Un genio assoluto. Il suo nome, sul grande schermo, è legato anche ad uno straordinario film come “Casotto” di Sergio Citti, in cui Gigi duetta con Franco Citti in un cabina di una spiaggia dove si alterneranno mostri sacri del calibro di Ugo Tognazzi, Mariangela Melato, Paolo Stoppa, un giovane Michele Placido e una giovanissima Jodie Foster. La sua ultima interpretazione è stata il Mangiafuoco nel “Pinocchio” di Matteo Garrone, uscito a Natale scorso, e questo Natale sarebbe stato il papà di Marco Giallini in “Io sono Babbo Natale”, chissà se arriverà in sala o su qualche piattaforma.

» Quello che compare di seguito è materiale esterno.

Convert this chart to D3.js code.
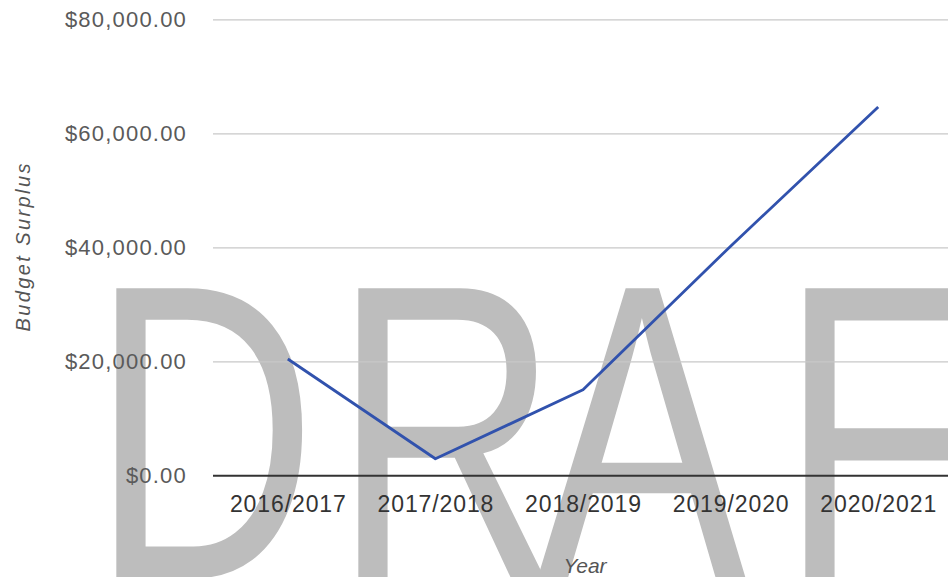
<!DOCTYPE html>
<html>
<head>
<meta charset="utf-8">
<script src="https://cdn.jsdelivr.net/npm/d3@7"></script>
<style>
  html, body { margin: 0; padding: 0; background: #fff; }
  svg { display: block; }
  text { font-family: "Liberation Sans", Arial, sans-serif; }
</style>
</head>
<body>
<svg id="chart" width="948" height="577"></svg>
<script>
// ---- data ----
const years = ["2016/2017", "2017/2018", "2018/2019", "2019/2020", "2020/2021"];
const surplus = [20400, 2900, 15000, 40200, 64600];
const yTicks = [0, 20000, 40000, 60000, 80000];
const yAxisTitle = "Budget Surplus";
const xAxisTitle = "Year";
const watermarkLetters = ["D", "R", "A", "F"];

// ---- layout ----
const svg = d3.select("#chart");

const x = d3.scalePoint().domain(years).range([214, 952]).padding(0.5);
const y = d3.scaleLinear().domain([0, 80000]).range([475.3, 19.3]);

// watermark (drawn underneath)
const wmX = [90.6, 332.6, 537, 779.6];
const wm = svg.append("g").attr("class", "watermark");
watermarkLetters.forEach((ch, i) => {
  wm.append("text")
    .attr("transform", `translate(${wmX[i]},578) scale(0.745,1)`)
    .attr("font-size", 421)
    .attr("fill", "#bdbdbd")
    .text(ch);
});

// gridlines
const grid = svg.append("g")
  .attr("transform", "translate(213,0)")
  .call(d3.axisLeft(y).tickValues(yTicks).tickSize(-(952 - 213)).tickFormat(""));
grid.select(".domain").remove();
grid.selectAll(".tick line")
  .attr("stroke", d => d === 0 ? "#333" : "#c8c8c8")
  .attr("stroke-width", d => d === 0 ? 2 : 1.3);

// y tick labels
const fmt = d3.format("$,.2f");
svg.append("g").selectAll("text")
  .data(yTicks)
  .join("text")
  .attr("x", 187)
  .attr("y", d => y(d))
  .attr("dy", "0.36em")
  .attr("text-anchor", "end")
  .attr("font-size", 22)
  .attr("letter-spacing", 1.2)
  .attr("fill", "#5a5a5a")
  .text(d => fmt(d));

// line
const line = d3.line().x((d, i) => x(years[i])).y(d => y(d));
svg.append("path")
  .datum(surplus)
  .attr("d", line)
  .attr("fill", "none")
  .attr("stroke", "#3152ad")
  .attr("stroke-width", 2.8)
  .attr("stroke-linejoin", "round");

// x axis labels
const xAxis = svg.append("g")
  .attr("transform", "translate(0,475)")
  .call(d3.axisBottom(x).tickSize(0).tickPadding(0));
xAxis.select(".domain").remove();
xAxis.selectAll("text")
  .attr("y", 37)
  .attr("dy", 0)
  .attr("font-size", 23)
  .attr("letter-spacing", 0.9)
  .attr("font-family", "Liberation Sans, Arial, sans-serif")
  .attr("fill", "#333");

// axis titles
svg.append("text")
  .attr("transform", "translate(30,247.5) rotate(-90)")
  .attr("text-anchor", "middle")
  .attr("font-size", 20)
  .attr("font-style", "italic")
  .attr("textLength", 168)
  .attr("lengthAdjust", "spacing")
  .attr("fill", "#555")
  .text(yAxisTitle);

svg.append("text")
  .attr("x", 585)
  .attr("y", 573)
  .attr("text-anchor", "middle")
  .attr("font-size", 21)
  .attr("font-style", "italic")
  .attr("fill", "#555")
  .text(xAxisTitle);
</script>
</body>
</html>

Rimanendo nel cinema, Gigi era orgogliosissimo di aver preso parte a “Un matrimonio” di Robert Altman e “La figlia di D’Artagnan” di Bertrand Tavernier, due film diretti da due registi enormi che in Italia non furono ben distribuiti e che il pubblico praticamente non vide.

Sul teatro servirebbero intere pagine per dire cosa ha fatto. Oltre al suo recital per eccellenza, Proietti portava abitualmente in scena i classici, Shakespeare in particolare, per la straordinaria attualità della sua opera che considerava parlasse sempre ai contemporanei. Era una persona coltissima Gigi, uno studioso sopraffino, tanto che convinse l’allora sindaco di Roma Walter Veltroni sulla necessità di far costruire un teatro elisabettiano, dentro Villa Borghese, dedicato alle rappresentazioni shakespeariane. Un gioiello unico al mondo, grazie ad una struttura tipica dell’Inghilterra del XVII secolo motivo, in questi 15 anni, di pellegrinaggi continui che permettono di comprendere ancora meglio l’importanza dei versi del bardo di Stratford Upon Avon, che Gigi stesso adattava e metteva in scena, nel modo più fedele possibile. Perché, amava dire, che la grande rivoluzione nell’arrangiare un’opera di 500 anni fa è riproporla esattamente così come è stata concepita, lasciando allo spettatore i margini per leggerne le similitudine con i giorni nostri. I grandi maestri, diceva Gigi, non vanno toccati. Chi siamo noi per mettere le mani dentro Checov, Pirandello, Ibsen?

Pasolini morì nello stesso giorno di Proietti. Per lui Moravia disse: “Abbiamo perso un poeta, ne nascono ogni cento anni”. Oggi possiamo dire di aver perso uno dei più grandi artisti dello spettacolo italiano mai esistiti.